How Most Criminal Cases Are Really Resolved

Watching television, you would think the logical conclusion to most criminal cases is the glamorous and high-stakes jury trial. Sit in any criminal court in this country and you will quickly find that this is not the case. Well over 90% of criminal cases are resolved by way of plea bargain. That is, a mutually agreeable negotiated end to the case generally involving the defendant’s admission of some charges in exchange for a specified consequence.

The reason for this is simple. Jury trials are tremendously costly in terms of resources. There are simply not enough lawyers, judges, jurors or courtrooms for every case to go to trial.
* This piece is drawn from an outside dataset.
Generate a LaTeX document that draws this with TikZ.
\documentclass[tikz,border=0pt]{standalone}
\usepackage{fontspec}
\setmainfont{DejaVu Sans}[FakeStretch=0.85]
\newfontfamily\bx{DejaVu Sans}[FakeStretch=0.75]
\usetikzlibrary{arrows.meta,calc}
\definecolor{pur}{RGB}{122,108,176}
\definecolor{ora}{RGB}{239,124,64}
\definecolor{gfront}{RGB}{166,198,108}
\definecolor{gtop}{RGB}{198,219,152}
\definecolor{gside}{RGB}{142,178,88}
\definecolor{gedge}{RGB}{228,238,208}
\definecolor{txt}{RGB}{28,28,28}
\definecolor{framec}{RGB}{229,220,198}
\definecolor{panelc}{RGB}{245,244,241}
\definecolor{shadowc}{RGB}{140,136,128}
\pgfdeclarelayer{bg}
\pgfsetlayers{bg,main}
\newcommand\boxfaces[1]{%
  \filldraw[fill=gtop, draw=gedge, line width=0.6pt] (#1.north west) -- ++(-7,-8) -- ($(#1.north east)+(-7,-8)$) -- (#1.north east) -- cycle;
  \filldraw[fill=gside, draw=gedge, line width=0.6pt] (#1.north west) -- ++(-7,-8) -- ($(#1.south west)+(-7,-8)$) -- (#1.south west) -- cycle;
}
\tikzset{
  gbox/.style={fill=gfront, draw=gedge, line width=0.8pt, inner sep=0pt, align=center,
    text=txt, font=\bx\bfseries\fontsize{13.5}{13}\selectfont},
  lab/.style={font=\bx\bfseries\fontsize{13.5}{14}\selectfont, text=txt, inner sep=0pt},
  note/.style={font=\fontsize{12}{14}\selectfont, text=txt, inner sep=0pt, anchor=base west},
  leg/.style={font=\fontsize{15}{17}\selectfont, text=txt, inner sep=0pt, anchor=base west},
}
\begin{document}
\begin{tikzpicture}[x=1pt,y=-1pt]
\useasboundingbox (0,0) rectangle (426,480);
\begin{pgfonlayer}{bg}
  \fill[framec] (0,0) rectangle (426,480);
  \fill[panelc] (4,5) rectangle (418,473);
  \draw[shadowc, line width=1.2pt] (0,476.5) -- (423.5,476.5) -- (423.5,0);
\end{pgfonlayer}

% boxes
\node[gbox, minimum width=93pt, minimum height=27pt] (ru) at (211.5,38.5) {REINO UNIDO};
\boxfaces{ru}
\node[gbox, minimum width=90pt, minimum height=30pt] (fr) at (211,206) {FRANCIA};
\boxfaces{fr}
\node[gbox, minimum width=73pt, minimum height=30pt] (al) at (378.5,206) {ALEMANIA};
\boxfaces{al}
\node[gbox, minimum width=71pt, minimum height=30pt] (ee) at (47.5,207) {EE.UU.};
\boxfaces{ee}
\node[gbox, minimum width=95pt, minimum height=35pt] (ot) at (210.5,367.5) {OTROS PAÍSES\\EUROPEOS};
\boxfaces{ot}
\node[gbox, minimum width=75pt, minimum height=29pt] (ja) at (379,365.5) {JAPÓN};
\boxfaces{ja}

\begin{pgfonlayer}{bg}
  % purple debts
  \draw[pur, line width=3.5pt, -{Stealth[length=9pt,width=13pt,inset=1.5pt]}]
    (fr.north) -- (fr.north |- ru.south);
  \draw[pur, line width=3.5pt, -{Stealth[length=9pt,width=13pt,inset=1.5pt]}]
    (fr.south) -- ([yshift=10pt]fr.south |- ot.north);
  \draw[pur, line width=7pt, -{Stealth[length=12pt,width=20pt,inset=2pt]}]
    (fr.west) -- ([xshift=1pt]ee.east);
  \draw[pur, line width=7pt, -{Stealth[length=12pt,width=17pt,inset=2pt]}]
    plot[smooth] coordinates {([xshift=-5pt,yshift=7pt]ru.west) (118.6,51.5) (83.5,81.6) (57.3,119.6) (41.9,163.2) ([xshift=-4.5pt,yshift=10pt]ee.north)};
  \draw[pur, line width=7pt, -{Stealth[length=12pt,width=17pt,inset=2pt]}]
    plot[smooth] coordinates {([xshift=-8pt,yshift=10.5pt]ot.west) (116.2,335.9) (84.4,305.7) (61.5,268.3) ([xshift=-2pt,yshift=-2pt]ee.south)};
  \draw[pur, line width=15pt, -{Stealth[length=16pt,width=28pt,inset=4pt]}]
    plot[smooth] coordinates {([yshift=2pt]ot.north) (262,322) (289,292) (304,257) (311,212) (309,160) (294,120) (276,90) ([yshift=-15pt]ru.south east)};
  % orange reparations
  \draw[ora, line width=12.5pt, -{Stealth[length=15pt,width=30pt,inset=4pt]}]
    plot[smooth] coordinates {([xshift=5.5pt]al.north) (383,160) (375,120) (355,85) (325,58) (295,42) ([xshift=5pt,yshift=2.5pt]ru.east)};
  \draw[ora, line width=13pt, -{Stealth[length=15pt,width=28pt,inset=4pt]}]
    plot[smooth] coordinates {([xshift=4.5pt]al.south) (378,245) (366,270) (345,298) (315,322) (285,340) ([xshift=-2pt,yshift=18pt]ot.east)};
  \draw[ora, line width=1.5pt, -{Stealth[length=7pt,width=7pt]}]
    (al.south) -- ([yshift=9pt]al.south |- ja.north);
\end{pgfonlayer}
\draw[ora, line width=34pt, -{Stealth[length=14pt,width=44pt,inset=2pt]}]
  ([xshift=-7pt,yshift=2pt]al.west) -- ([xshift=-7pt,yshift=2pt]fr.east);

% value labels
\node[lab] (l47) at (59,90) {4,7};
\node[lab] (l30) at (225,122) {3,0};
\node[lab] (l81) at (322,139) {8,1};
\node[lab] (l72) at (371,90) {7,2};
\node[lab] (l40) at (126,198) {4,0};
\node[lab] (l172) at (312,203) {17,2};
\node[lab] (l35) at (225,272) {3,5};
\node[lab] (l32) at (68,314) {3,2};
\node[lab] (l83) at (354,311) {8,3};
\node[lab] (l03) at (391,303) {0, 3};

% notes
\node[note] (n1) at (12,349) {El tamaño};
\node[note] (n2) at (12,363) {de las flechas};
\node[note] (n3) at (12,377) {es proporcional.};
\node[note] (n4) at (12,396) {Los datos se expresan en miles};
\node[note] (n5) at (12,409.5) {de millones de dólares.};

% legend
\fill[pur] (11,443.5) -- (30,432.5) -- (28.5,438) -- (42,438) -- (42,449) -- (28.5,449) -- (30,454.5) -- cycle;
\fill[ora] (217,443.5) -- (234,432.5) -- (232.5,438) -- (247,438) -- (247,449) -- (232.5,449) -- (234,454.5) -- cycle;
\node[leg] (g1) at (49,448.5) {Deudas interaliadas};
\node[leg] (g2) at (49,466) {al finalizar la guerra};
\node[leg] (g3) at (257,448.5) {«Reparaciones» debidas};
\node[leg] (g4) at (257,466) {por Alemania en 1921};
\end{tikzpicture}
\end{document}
From the prosecution’s perspective, they have to make some concessions to ensure that they are not overwhelmed by trials. From the defendant’s perspective, trials are inherently unpredictable. As I advise all of my clients, some cases must be tried, but there is simply no way to predict the outcome of a trial. Jurors are unpredictable, unexpected things happen during the presentation of evidence, and (most importantly for many) when you go to trial, you give up control of the consequences if you are convicted.

Unlike in a plea agreement, in which the defense negotiates and must ultimately agree to any deal, if you are convicted by a jury, the judge will then decide the sentence. Even more unfortunately, many judges often impose what is known as a “trial tax.” What this means is that even if the judge who hears the trial made an offer to resolve the case prior to trial, they will often hand down a harsher sentence after trial. Judges justify this by saying that pre-trial offers are premised on the defendant’s acceptance and admission of guilt, but in reality the reason for the “trial tax” is the same as the prosecutor’s, judges know not every case can trial and they seek to create a disincentive to defendant’s exercising their Constitutional right to a jury trial.
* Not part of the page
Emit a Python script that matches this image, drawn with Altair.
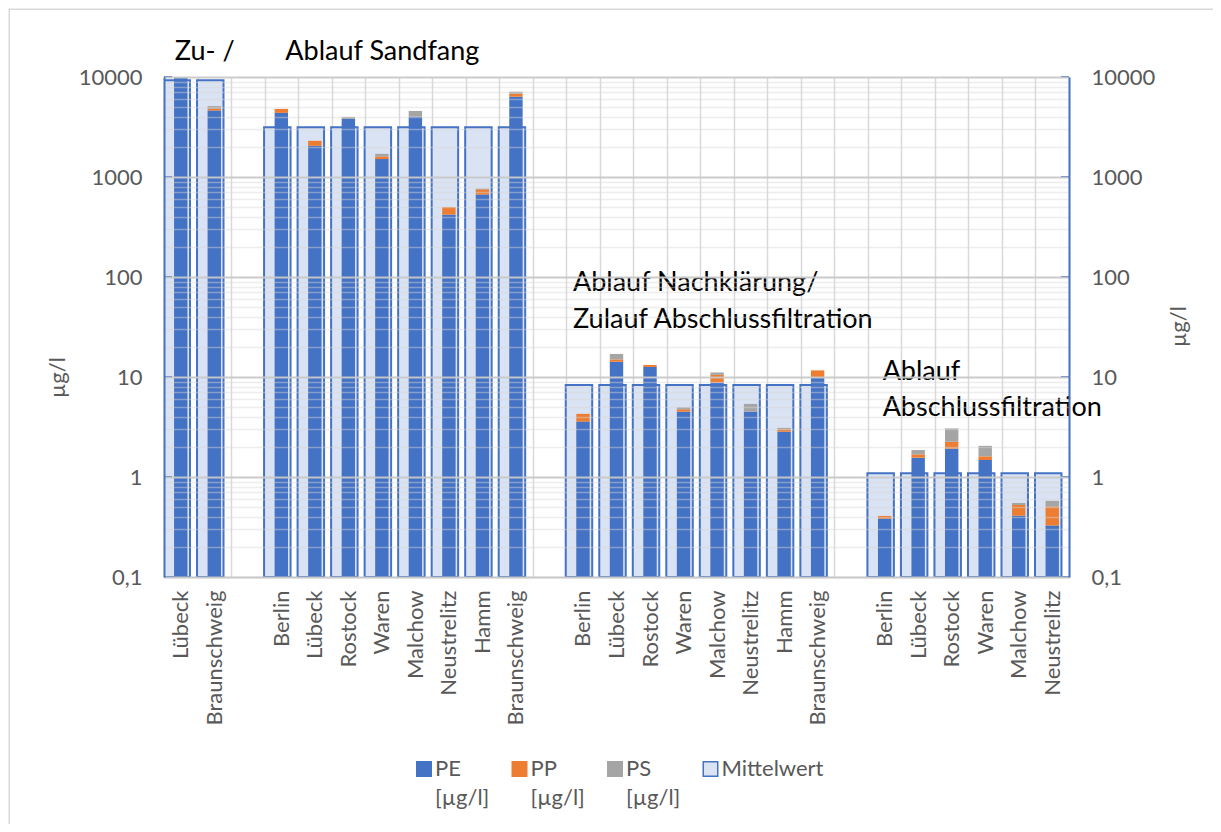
import altair as alt
import pandas as pd

# ---------------- data ----------------
names = ["Lübeck", "Braunschweig", "",
         "Berlin", "Lübeck", "Rostock", "Waren", "Malchow", "Neustrelitz", "Hamm", "Braunschweig", "",
         "Berlin", "Lübeck", "Rostock", "Waren", "Malchow", "Neustrelitz", "Hamm", "Braunschweig", "",
         "Berlin", "Lübeck", "Rostock", "Waren", "Malchow", "Neustrelitz"]
pe = [13500, 4620, None,
      4380, 2050, 3810, 1510, 4000, 420, 668, 6350, None,
      3.58, 14.2, 12.6, 4.5, 8.8, 4.5, 2.84, 9.85, None,
      0.384, 1.56, 1.92, 1.48, 0.41, 0.327]
pp = [0, 210, None,
      420, 250, 0, 95, 25, 80, 85, 460, None,
      0.7, 0.8, 0.6, 0.25, 1.7, 0, 0.16, 1.8, None,
      0.024, 0.125, 0.33, 0.13, 0.115, 0.18]
ps = [0, 300, None,
      0, 0, 180, 100, 550, 0, 10, 320, None,
      0, 2.0, 0, 0.23, 0.6, 0.88, 0.1, 0, None,
      0, 0.175, 0.81, 0.44, 0.025, 0.07]
mittelwert = [9300, 9300, None,
              3150, 3150, 3150, 3150, 3150, 3150, 3150, 3150, None,
              8.3, 8.3, 8.3, 8.3, 8.3, 8.3, 8.3, 8.3, None,
              1.09, 1.09, 1.09, 1.09, 1.09, 1.09]
series = ["PE", "PP", "PS", "Mittelwert"]
colors = ["#4472C4", "#ED7D31", "#A5A5A5", "#DAE3F3"]
strokes = ["#4472C4", "#ED7D31", "#A5A5A5", "#4472C4"]
unit = "[µg/l]"
axis_base = 0.1
major_ticks = [0.1, 1, 10, 100, 1000, 10000]
all_ticks = [round(m * 10.0 ** e, 6) for e in range(-1, 4) for m in range(1, 10)] + [10000]

annotations = [("Zu- /", 0), ("Ablauf Sandfang", 3),
               ("Ablauf Nachklärung/\nZulauf Abschlussfiltration", 12),
               ("Ablauf\nAbschlussfiltration", 21)]

# ---------------- tables ----------------
keys = [f"{i:02d}|{n}" for i, n in enumerate(names)]
stack_rows = []
for k, a, b, c in zip(keys, pe, pp, ps):
    if a is None:
        continue
    cum = 0.0
    for s, v in (("PE", a), ("PP", b), ("PS", c)):
        if v and v > 0:
            start = axis_base if s == "PE" else cum
            cum += v
            stack_rows.append({"key": k, "series": s, "y0": start, "y1": cum})
stack_df = pd.DataFrame(stack_rows)
mean_df = pd.DataFrame([{"key": k, "series": "Mittelwert", "mean": m, "base": axis_base}
                        for k, m in zip(keys, mittelwert) if m is not None])

# ---------------- style ----------------
F = "Lato"
TXT = "#595959"
BLUE = "#4472C4"
W, H = 905, 500
LBL = 22

yscale = alt.Scale(type="log", domain=[0.1, 10000], nice=False)
is_major = "indexof([0.1,1,10,100,1000,10000], datum.value) >= 0"

xaxis = alt.Axis(title=None, labelExpr="split(datum.label, '|')[1]", labelAngle=-90,
                 labelFont=F, labelFontSize=LBL, labelColor=TXT, labelPadding=13,
                 ticks=False, domainColor="#D9D9D9", domainWidth=1.5,
                 grid=True, gridColor="#D9D9D9", gridWidth=1.5, tickBand="extent",
                 labelOverlap=False)
xenc = alt.X("key:N", scale=alt.Scale(domain=keys, paddingInner=0, paddingOuter=0), axis=xaxis)

legend = alt.Legend(title=None, orient="none", legendX=249, legendY=681, direction="horizontal",
                    symbolType="square", symbolSize=210, symbolStrokeWidth=1.5,
                    labelFont=F, labelFontSize=LBL, labelColor=TXT, labelBaseline="middle",
                    labelOffset=0, columnPadding=18.5, padding=0,
                    labelExpr="datum.label == 'Mittelwert' ? ['Mittelwert', ''] : [datum.label, '" + unit + "']")
fill = alt.Fill("series:N", scale=alt.Scale(domain=series, range=colors), legend=legend)
stroke = alt.Stroke("series:N", scale=alt.Scale(domain=series, range=strokes), legend=legend)

left_axis = alt.Axis(orient="left", values=all_ticks, format="~g",
                     labelExpr=is_major + " ? replace(datum.label, '.', ',') : ''",
                     labelFont=F, labelFontSize=LBL, labelColor=TXT, labelPadding=22, labelOverlap=False,
                     ticks=False, domainColor=BLUE, domainWidth=2,
                     grid=True,
                     gridColor={"condition": {"test": is_major, "value": "rgba(200,200,200,0.95)"},
                                "value": "rgba(215,215,215,0.45)"},
                     gridWidth={"condition": {"test": is_major, "value": 2}, "value": 1.5},
                     zindex=1,
                     title="µg/l", titleFont=F, titleFontSize=LBL, titleColor=TXT,
                     titleFontWeight="normal", titleAngle=270, titleX=-107, titleY=300,
                     titleAlign="center", titleBaseline="middle")
right_axis = alt.Axis(orient="right", values=major_ticks, format="~g",
                      labelExpr="replace(datum.label, '.', ',')",
                      labelFont=F, labelFontSize=LBL, labelColor=TXT, labelPadding=22,
                      ticks=False, domainColor=BLUE, domainWidth=2, grid=False, zindex=1,
                      title="µg/l", titleFont=F, titleFontSize=LBL, titleColor=TXT,
                      titleFontWeight="normal", titleAngle=270, titleX=109, titleY=249,
                      titleAlign="center", titleBaseline="middle")

mean_layer = alt.Chart(mean_df).mark_bar(
    width=alt.RelativeBandSize(0.79), xOffset=-4, strokeWidth=2, clip=True
).encode(x=xenc, y=alt.Y("mean:Q", scale=yscale, axis=right_axis), y2="base:Q",
         fill=fill, stroke=stroke)

stack_layer = alt.Chart(stack_df).mark_bar(
    width=alt.RelativeBandSize(0.4), strokeWidth=0, clip=True
).encode(x=xenc, y=alt.Y("y1:Q", scale=yscale, axis=left_axis), y2="y0:Q",
         fill=fill, stroke=stroke)

tick_df = pd.DataFrame({"v": major_ticks})
ticks_left = alt.Chart(tick_df).mark_rule(color=BLUE, strokeWidth=2).encode(
    y=alt.Y("v:Q", scale=yscale, axis=None), x=alt.value(0), x2=alt.value(8))
ticks_right = alt.Chart(tick_df).mark_rule(color=BLUE, strokeWidth=2).encode(
    y=alt.Y("v:Q", scale=yscale, axis=None), x=alt.value(W - 8), x2=alt.value(W))

ann_y = [17800, 17800, 86.7, 11.2]
ann_dx = [-6, 4, -10, -2]
ann_lh = [0, 0, 37, 36]
ann_layers = []
for (txt, slot), yv, dx, lh in zip(annotations, ann_y, ann_dx, ann_lh):
    d = pd.DataFrame({"key": [keys[slot]], "text": [txt]})
    props = dict(align="left", baseline="middle", dx=dx, font=F, fontSize=27, color="#000000",
                 lineBreak="\n")
    if lh:
        props["lineHeight"] = lh
    ann_layers.append(alt.Chart(d).mark_text(**props).encode(
        x=xenc, y=alt.YDatum(yv, scale=yscale, axis=None), text="text:N"))

# chart-area border: thin filled strips along the top and left edges
frame_df = pd.DataFrame({"a": [0]})
frame_top = alt.Chart(frame_df).mark_rect(fill="#D9D9D9", strokeWidth=0).encode(
    x=alt.value(-155.5), x2=alt.value(W + 144), y=alt.value(-68.5), y2=alt.value(-67))
frame_left = alt.Chart(frame_df).mark_rect(fill="#D9D9D9", strokeWidth=0).encode(
    x=alt.value(-155.5), x2=alt.value(-154), y=alt.value(-68.5), y2=alt.value(H + 247))

chart = alt.layer(
    frame_top, frame_left, mean_layer, stack_layer, ticks_left, ticks_right, *ann_layers
).resolve_axis(y="independent").properties(
    width=W, height=H, autosize="none",
    padding={"left": 156, "top": 69, "right": 144, "bottom": 247},
    background="white"
).configure(
    style={"guide-label": {"lineHeight": 29}},
    view=alt.ViewConfig(stroke=None)
)

chart.save("out.html", embed_options={"renderer": "svg", "actions": False})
So, like it or not, plea bargains are how most cases resolve. So how do they happen?

In all but the most serious cases, the prosecutor will make an offer. This offer will include both a proposed punishment as well as the charges to which the defendant would be required to plead guilty to. Another option is to seek an offer from the judge, known as “pleading to the court.” The downside of pleading to the court is that the court, with some exceptions, generally cannot change or dismiss the charges the prosecutor has filed so when you plead to the court, it usually means “pleading to the sheet,” meaning pleading guilty as charged to everything charged. Sometimes, this makes sense, when the punishment is the biggest concern. Sometimes, for example when you are trying to get the prosecutor to change a charged strike to a non-strike offense, you are forced to negotiate with the prosecutor rather than the court.
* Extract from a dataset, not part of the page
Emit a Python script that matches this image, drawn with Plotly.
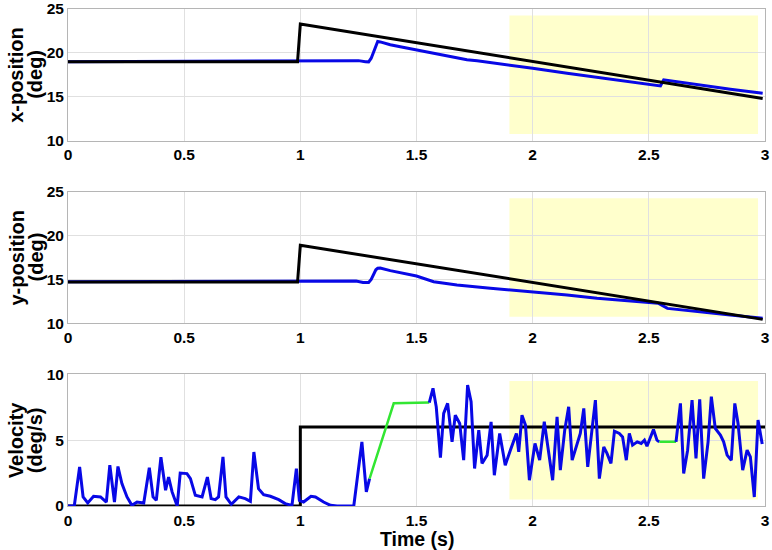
import plotly.graph_objects as go

# ---------------- data ----------------
# reference (target) trajectory
ref_t = [0.0, 0.988, 1.0, 2.99]
ref_x = [19.0, 19.0, 23.3, 14.8]
ref_y = [14.7, 14.7, 18.9, 10.45]

# measured eye position, x
eye_tx = [0.0, 0.33, 0.8, 1.25, 1.28, 1.294, 1.305, 1.316, 1.325, 1.333, 1.344, 1.387,
          1.43, 1.5, 1.632, 1.717, 1.761, 1.904, 2.0, 2.148, 2.277, 2.435, 2.55, 2.564,
          2.708, 2.851, 2.99]
eye_x = [19.0, 19.05, 19.1, 19.12, 19.0, 18.98, 19.4, 20.2, 20.9, 21.3, 21.25, 20.93,
         20.7, 20.35, 19.67, 19.21, 19.1, 18.64, 18.26, 17.69, 17.24, 16.62, 16.24, 16.93,
         16.36, 15.87, 15.41]

# measured eye position, y
eye_ty = [0.0, 0.5, 1.0, 1.24, 1.27, 1.294, 1.305, 1.316, 1.325, 1.333, 1.344, 1.387,
          1.473, 1.5, 1.574, 1.674, 1.818, 2.0, 2.148, 2.277, 2.378, 2.5, 2.54, 2.58,
          2.708, 2.851, 2.99]
eye_y = [14.75, 14.8, 14.82, 14.82, 14.65, 14.65, 15.0, 15.7, 16.1, 16.27, 16.3, 16.0,
         15.5, 15.39, 14.74, 14.37, 13.99, 13.6, 13.23, 12.85, 12.66, 12.35, 12.28, 11.7,
         11.32, 10.95, 10.57]

# target velocity
ref_vt = [0.0, 1.0, 1.0, 3.0]
ref_v = [0.0, 0.0, 6.0, 6.0]

# eye velocity, segment 1 (fixation)
vel_t1 = [0.0, 0.027, 0.05, 0.065, 0.085, 0.11, 0.14, 0.165, 0.18, 0.2, 0.215, 0.232,
          0.254, 0.275, 0.297, 0.326, 0.35, 0.366, 0.38, 0.40, 0.42, 0.433, 0.448, 0.47,
          0.483, 0.512, 0.527, 0.548, 0.577, 0.60, 0.616, 0.634, 0.648, 0.667, 0.68, 0.703,
          0.735, 0.763, 0.785, 0.80, 0.82, 0.842, 0.871, 0.907, 0.935, 0.964, 0.983, 0.996,
          1.014, 1.046, 1.065, 1.10, 1.13, 1.158, 1.23, 1.265, 1.284, 1.298]
vel_v1 = [0.0, 0.0, 2.97, 0.69, 0.23, 0.74, 0.69, 0.3, 3.1, 0.3, 3.0, 1.7,
          0.69, 0.05, 0.3, 0.23, 2.9, 0.69, 0.43, 3.7, 1.2, 2.2, 1.07, 0.0,
          2.5, 2.46, 2.08, 0.81, 0.69, 2.2, 0.56, 0.48, 0.69, 3.73, 0.69, 0.13,
          0.69, 0.56, 0.36, 4.1, 1.32, 0.86, 0.74, 0.48, 0.18, 0.05, 2.84, 0.43,
          0.3, 0.74, 0.69, 0.3, 0.05, 0.0, 0.0, 4.87, 1.07, 2.08]

# saccade (removed) segment 1
sac_t1 = [1.298, 1.402, 1.555]
sac_v1 = [2.08, 7.8, 7.85]

# eye velocity, segment 2 (pursuit)
vel_t2 = [1.555, 1.571, 1.585, 1.603, 1.617, 1.634, 1.653, 1.667, 1.686, 1.703, 1.72,
          1.735, 1.75, 1.768, 1.782, 1.804, 1.821, 1.835, 1.858, 1.882, 1.904, 1.93, 1.94,
          1.954, 1.969, 1.986, 2.01, 2.03, 2.05, 2.086, 2.105, 2.119, 2.138, 2.155, 2.17,
          2.191, 2.205, 2.22, 2.237, 2.256, 2.27, 2.287, 2.306, 2.32, 2.337, 2.352, 2.373,
          2.387, 2.403, 2.416, 2.43, 2.45, 2.467, 2.481, 2.492, 2.52, 2.535, 2.545]
vel_v2 = [7.85, 8.93, 7.53, 3.68, 7.03, 7.79, 4.87, 6.9, 6.27, 3.48, 9.19,
          7.92, 2.85, 5.76, 3.23, 3.86, 6.39, 2.34, 5.51, 3.1, 4.24, 5.51, 4.11,
          6.9, 6.14, 1.96, 4.75, 3.48, 6.4, 1.96, 6.77, 2.72, 5.76, 7.53, 3.48,
          4.75, 5.51, 7.41, 2.97, 5.89, 8.04, 2.08, 4.49, 3.99, 3.23, 5.68, 5.51,
          5.25, 3.48, 5.51, 4.62, 4.87, 4.75, 5.0, 4.54, 5.81, 5.0, 4.87]

# removed segment 2
sac_t2 = [2.545, 2.617]
sac_v2 = [4.87, 4.87]

# eye velocity, segment 3
vel_t3 = [2.617, 2.636, 2.65, 2.667, 2.686, 2.703, 2.719, 2.736, 2.755, 2.769, 2.786,
          2.808, 2.822, 2.837, 2.855, 2.87, 2.884, 2.904, 2.923, 2.937, 2.954, 2.97, 2.988]
vel_v3 = [4.87, 7.79, 2.47, 4.24, 8.04, 3.61, 8.1, 2.08, 4.87, 8.3, 5.89,
          5.38, 4.87, 3.86, 3.48, 7.79, 6.27, 2.72, 4.24, 3.73, 0.68, 6.52, 4.7]

# analysis window
window_start = 1.9
window_end = 2.97

x_ticks = [0, 0.5, 1, 1.5, 2, 2.5, 3]
pos_ticks = [10, 15, 20, 25]
vel_ticks = [0, 5, 10]

# ---------------- figure ----------------
BLUE = "rgb(8,8,230)"
GREEN = "rgb(50,230,50)"
BLACK = "black"
FONT = "Liberation Sans"

fig = go.Figure()

def line(x, y, color, width, xa, ya):
    fig.add_trace(go.Scatter(x=x, y=y, mode="lines", line=dict(color=color, width=width),
                             xaxis=xa, yaxis=ya, showlegend=False, hoverinfo="skip"))

# panel 1
line(eye_tx, eye_x, BLUE, 3, "x", "y")
line(ref_t, ref_x, BLACK, 3, "x", "y")
# panel 2
line(eye_ty, eye_y, BLUE, 3, "x2", "y2")
line(ref_t, ref_y, BLACK, 3, "x2", "y2")
# panel 3
line(ref_vt, ref_v, BLACK, 3, "x3", "y3")
line(vel_t1, vel_v1, BLUE, 3, "x3", "y3")
line(sac_t1, sac_v1, GREEN, 2.5, "x3", "y3")
line(vel_t2, vel_v2, BLUE, 3, "x3", "y3")
line(sac_t2, sac_v2, GREEN, 2.5, "x3", "y3")
line(vel_t3, vel_v3, BLUE, 3, "x3", "y3")

# highlight windows
pos_range = [10, 25]
vel_range = [0, 10]
for xr, yr, rng in [("x", "y", pos_range), ("x2", "y2", pos_range), ("x3", "y3", vel_range)]:
    pad = 0.05 * (rng[1] - rng[0])
    fig.add_shape(type="rect", xref=xr, yref=yr, x0=window_start, x1=window_end,
                  y0=rng[0] + pad, y1=rng[1] - pad, fillcolor="#FFFFCC",
                  line=dict(width=0), layer="below")

tickfont = dict(family=FONT, size=15.5, color="black", weight="bold")
axis_common = dict(showgrid=True, gridcolor="#e0e0e0", gridwidth=1, zeroline=False,
                   showline=True, linecolor="#b5b5b5", linewidth=1, mirror=True,
                   ticks="", tickfont=tickfont, automargin=False,
                   ticklabeloverflow="allow")

domains = {"": [0.735, 1.0], "2": [0.3676, 0.6324], "3": [0.0, 0.265]}
layout = dict(
    width=772, height=550,
    margin=dict(l=68, r=7, t=9, b=44),
    plot_bgcolor="white", paper_bgcolor="white",
    showlegend=False,
)
for k, dom in domains.items():
    layout["xaxis" + k] = dict(range=[0, 3], tickvals=x_ticks,
                               ticktext=[f"{v:g}" for v in x_ticks],
                               anchor="y" + k, domain=[0, 1], **axis_common)
    if k:
        layout["xaxis" + k]["matches"] = "x"
    yrng = vel_range if k == "3" else pos_range
    yt = vel_ticks if k == "3" else pos_ticks
    layout["yaxis" + k] = dict(range=yrng, tickvals=yt, anchor="x" + k, domain=dom,
                               **axis_common)
fig.update_layout(**layout)

# y titles (two lines each)
titles = [("x-position", "(deg)", 0.8675), ("y-position", "(deg)", 0.5),
          ("Velocity", "(deg/s)", 0.1325)]
title_font = dict(family=FONT, size=20, color="black", weight="bold")
for l1, l2, yc in titles:
    fig.add_annotation(text=l1, xref="paper", yref="paper", x=(16 - 68) / 697, y=yc,
                       textangle=-90, showarrow=False, font=title_font,
                       xanchor="center", yanchor="middle")
    fig.add_annotation(text=l2, xref="paper", yref="paper", x=(35 - 68) / 697, y=yc,
                       textangle=-90, showarrow=False, font=title_font,
                       xanchor="center", yanchor="middle")

fig.add_annotation(text="Time (s)", xref="paper", yref="paper", x=0.5007,
                   y=(506 - 539) / 497, showarrow=False,
                   font=dict(family=FONT, size=19.5, color="black", weight="bold"),
                   xanchor="center", yanchor="middle")

fig.write_html("out.html", config={"displayModeBar": False},
               post_script="document.body.style.margin='0';document.body.style.overflow='hidden';")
If you have been reading this series, you already know that having a good attorney helps you at every stage of the proceedings. This may be most true during plea negotiations. A good defense attorney has credibility with the prosecutor and court which often means the ability to negotiate down from the prosecutor’s opening offer. Additionally, a good defense attorney will work to present the prosecutor or court with reasons to depart downward from their initial offer. Sometimes this means showing a prosecutor weaknesses in the case or in certain counts. Sometimes it means offering the prosecutor what we refer to as mitigation, information that helps contextualize the circumstances of the crime and the client. Sometimes it means offering proactive and creative alternatives to incarceration such as drug treatment or education. All of these can create leverage or incentive for the prosecutor or judge to make a more favorable offer.

The most important thing to consider when going through the negotiation process is you must way the costs and benefits of any offer against the unknowns of a trial. A good criminal defense attorney can help you navigate this process, secure the best possible offer, and evaluate that offer against the potential range of outcomes if you choose to reject the offer and force the government to trial.